Written exercise ▸ Restate the listing below word for word, omitting any images.

....

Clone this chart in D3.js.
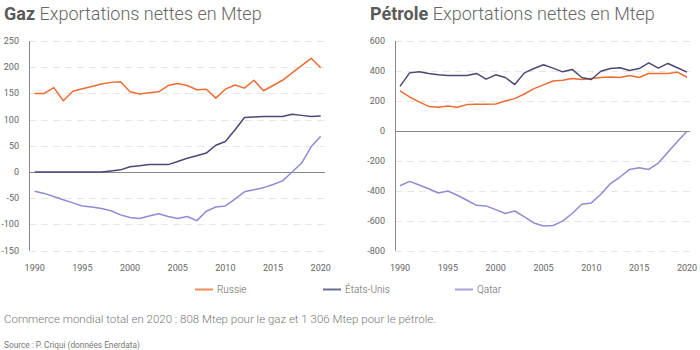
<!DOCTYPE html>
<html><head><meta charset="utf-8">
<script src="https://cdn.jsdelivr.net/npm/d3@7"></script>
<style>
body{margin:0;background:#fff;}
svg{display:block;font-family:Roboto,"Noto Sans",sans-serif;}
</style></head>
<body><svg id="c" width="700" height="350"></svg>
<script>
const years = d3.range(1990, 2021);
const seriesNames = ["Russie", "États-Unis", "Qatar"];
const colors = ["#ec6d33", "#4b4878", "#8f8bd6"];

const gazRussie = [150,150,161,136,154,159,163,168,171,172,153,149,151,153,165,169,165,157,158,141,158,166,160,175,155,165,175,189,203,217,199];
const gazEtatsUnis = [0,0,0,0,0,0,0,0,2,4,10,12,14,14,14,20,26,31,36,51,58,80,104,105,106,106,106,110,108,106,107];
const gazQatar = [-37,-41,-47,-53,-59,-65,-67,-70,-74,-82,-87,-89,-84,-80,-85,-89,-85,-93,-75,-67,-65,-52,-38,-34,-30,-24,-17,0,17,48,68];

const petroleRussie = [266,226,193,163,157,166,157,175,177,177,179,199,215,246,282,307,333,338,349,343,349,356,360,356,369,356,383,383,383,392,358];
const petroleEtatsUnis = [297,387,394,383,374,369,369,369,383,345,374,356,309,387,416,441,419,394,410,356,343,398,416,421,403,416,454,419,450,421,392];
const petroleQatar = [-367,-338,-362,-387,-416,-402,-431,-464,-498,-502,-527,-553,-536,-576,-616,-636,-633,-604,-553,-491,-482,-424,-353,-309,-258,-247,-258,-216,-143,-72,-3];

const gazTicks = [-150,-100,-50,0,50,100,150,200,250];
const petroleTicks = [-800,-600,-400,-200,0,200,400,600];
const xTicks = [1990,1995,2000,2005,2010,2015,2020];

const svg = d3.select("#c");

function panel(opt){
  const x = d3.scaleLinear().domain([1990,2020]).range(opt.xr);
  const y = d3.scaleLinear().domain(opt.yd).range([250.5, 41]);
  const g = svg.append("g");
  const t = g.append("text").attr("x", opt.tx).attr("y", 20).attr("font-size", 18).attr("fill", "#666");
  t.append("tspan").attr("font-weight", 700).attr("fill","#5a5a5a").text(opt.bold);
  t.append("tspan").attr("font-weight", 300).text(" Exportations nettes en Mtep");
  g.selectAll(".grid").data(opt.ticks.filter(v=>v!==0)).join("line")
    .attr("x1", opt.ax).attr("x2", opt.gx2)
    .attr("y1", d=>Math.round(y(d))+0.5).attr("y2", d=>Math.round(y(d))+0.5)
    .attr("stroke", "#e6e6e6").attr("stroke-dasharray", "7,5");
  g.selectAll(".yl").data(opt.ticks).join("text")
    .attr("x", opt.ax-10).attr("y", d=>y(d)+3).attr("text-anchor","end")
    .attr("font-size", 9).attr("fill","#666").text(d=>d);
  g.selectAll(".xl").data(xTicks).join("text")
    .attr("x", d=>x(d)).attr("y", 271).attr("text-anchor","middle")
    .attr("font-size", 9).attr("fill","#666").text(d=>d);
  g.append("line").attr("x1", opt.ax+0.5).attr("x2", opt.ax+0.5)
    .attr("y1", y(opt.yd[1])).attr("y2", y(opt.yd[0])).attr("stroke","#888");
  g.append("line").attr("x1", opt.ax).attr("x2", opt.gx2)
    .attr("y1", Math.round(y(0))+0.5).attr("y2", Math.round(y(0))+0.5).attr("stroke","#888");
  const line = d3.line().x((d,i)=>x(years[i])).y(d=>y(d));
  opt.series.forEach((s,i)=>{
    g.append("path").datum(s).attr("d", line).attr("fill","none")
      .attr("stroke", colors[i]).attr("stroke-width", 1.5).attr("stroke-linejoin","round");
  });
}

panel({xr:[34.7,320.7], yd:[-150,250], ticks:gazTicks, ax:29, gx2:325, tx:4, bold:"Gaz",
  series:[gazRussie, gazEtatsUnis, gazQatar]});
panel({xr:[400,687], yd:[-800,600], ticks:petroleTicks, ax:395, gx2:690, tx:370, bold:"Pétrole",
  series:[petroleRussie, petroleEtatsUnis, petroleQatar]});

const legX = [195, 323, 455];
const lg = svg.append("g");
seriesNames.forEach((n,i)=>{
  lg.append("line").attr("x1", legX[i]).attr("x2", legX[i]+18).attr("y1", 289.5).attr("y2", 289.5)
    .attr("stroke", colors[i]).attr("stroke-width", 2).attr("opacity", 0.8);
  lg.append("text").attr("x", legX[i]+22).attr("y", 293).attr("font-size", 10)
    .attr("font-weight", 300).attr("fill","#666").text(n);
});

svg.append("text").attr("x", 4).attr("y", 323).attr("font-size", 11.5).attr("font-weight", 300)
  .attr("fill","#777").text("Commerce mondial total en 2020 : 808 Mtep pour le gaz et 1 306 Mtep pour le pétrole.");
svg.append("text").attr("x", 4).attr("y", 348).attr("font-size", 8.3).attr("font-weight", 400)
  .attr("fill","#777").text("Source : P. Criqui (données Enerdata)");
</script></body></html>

....

Final result ▸
Clone this chart in D3.js.
<!DOCTYPE html>
<html><head><meta charset="utf-8">
<script src="https://cdn.jsdelivr.net/npm/d3@7"></script>
<style>
body{margin:0;background:#fff;}
svg{display:block;font-family:Roboto,"Noto Sans",sans-serif;}
</style></head>
<body><svg id="c" width="700" height="350"></svg>
<script>
const years = d3.range(1990, 2021);
const seriesNames = ["Russie", "États-Unis", "Qatar"];
const colors = ["#ec6d33", "#4b4878", "#8f8bd6"];

const gazRussie = [150,150,161,136,154,159,163,168,171,172,153,149,151,153,165,169,165,157,158,141,158,166,160,175,155,165,175,189,203,217,199];
const gazEtatsUnis = [0,0,0,0,0,0,0,0,2,4,10,12,14,14,14,20,26,31,36,51,58,80,104,105,106,106,106,110,108,106,107];
const gazQatar = [-37,-41,-47,-53,-59,-65,-67,-70,-74,-82,-87,-89,-84,-80,-85,-89,-85,-93,-75,-67,-65,-52,-38,-34,-30,-24,-17,0,17,48,68];

const petroleRussie = [266,226,193,163,157,166,157,175,177,177,179,199,215,246,282,307,333,338,349,343,349,356,360,356,369,356,383,383,383,392,358];
const petroleEtatsUnis = [297,387,394,383,374,369,369,369,383,345,374,356,309,387,416,441,419,394,410,356,343,398,416,421,403,416,454,419,450,421,392];
const petroleQatar = [-367,-338,-362,-387,-416,-402,-431,-464,-498,-502,-527,-553,-536,-576,-616,-636,-633,-604,-553,-491,-482,-424,-353,-309,-258,-247,-258,-216,-143,-72,-3];

const gazTicks = [-150,-100,-50,0,50,100,150,200,250];
const petroleTicks = [-800,-600,-400,-200,0,200,400,600];
const xTicks = [1990,1995,2000,2005,2010,2015,2020];

const svg = d3.select("#c");

function panel(opt){
  const x = d3.scaleLinear().domain([1990,2020]).range(opt.xr);
  const y = d3.scaleLinear().domain(opt.yd).range([250.5, 41]);
  const g = svg.append("g");
  const t = g.append("text").attr("x", opt.tx).attr("y", 20).attr("font-size", 18).attr("fill", "#666");
  t.append("tspan").attr("font-weight", 700).attr("fill","#5a5a5a").text(opt.bold);
  t.append("tspan").attr("font-weight", 300).text(" Exportations nettes en Mtep");
  g.selectAll(".grid").data(opt.ticks.filter(v=>v!==0)).join("line")
    .attr("x1", opt.ax).attr("x2", opt.gx2)
    .attr("y1", d=>Math.round(y(d))+0.5).attr("y2", d=>Math.round(y(d))+0.5)
    .attr("stroke", "#e6e6e6").attr("stroke-dasharray", "7,5");
  g.selectAll(".yl").data(opt.ticks).join("text")
    .attr("x", opt.ax-10).attr("y", d=>y(d)+3).attr("text-anchor","end")
    .attr("font-size", 9).attr("fill","#666").text(d=>d);
  g.selectAll(".xl").data(xTicks).join("text")
    .attr("x", d=>x(d)).attr("y", 271).attr("text-anchor","middle")
    .attr("font-size", 9).attr("fill","#666").text(d=>d);
  g.append("line").attr("x1", opt.ax+0.5).attr("x2", opt.ax+0.5)
    .attr("y1", y(opt.yd[1])).attr("y2", y(opt.yd[0])).attr("stroke","#888");
  g.append("line").attr("x1", opt.ax).attr("x2", opt.gx2)
    .attr("y1", Math.round(y(0))+0.5).attr("y2", Math.round(y(0))+0.5).attr("stroke","#888");
  const line = d3.line().x((d,i)=>x(years[i])).y(d=>y(d));
  opt.series.forEach((s,i)=>{
    g.append("path").datum(s).attr("d", line).attr("fill","none")
      .attr("stroke", colors[i]).attr("stroke-width", 1.5).attr("stroke-linejoin","round");
  });
}

panel({xr:[34.7,320.7], yd:[-150,250], ticks:gazTicks, ax:29, gx2:325, tx:4, bold:"Gaz",
  series:[gazRussie, gazEtatsUnis, gazQatar]});
panel({xr:[400,687], yd:[-800,600], ticks:petroleTicks, ax:395, gx2:690, tx:370, bold:"Pétrole",
  series:[petroleRussie, petroleEtatsUnis, petroleQatar]});

const legX = [195, 323, 455];
const lg = svg.append("g");
seriesNames.forEach((n,i)=>{
  lg.append("line").attr("x1", legX[i]).attr("x2", legX[i]+18).attr("y1", 289.5).attr("y2", 289.5)
    .attr("stroke", colors[i]).attr("stroke-width", 2).attr("opacity", 0.8);
  lg.append("text").attr("x", legX[i]+22).attr("y", 293).attr("font-size", 10)
    .attr("font-weight", 300).attr("fill","#666").text(n);
});

svg.append("text").attr("x", 4).attr("y", 323).attr("font-size", 11.5).attr("font-weight", 300)
  .attr("fill","#777").text("Commerce mondial total en 2020 : 808 Mtep pour le gaz et 1 306 Mtep pour le pétrole.");
svg.append("text").attr("x", 4).attr("y", 348).attr("font-size", 8.3).attr("font-weight", 400)
  .attr("fill","#777").text("Source : P. Criqui (données Enerdata)");
</script></body></html>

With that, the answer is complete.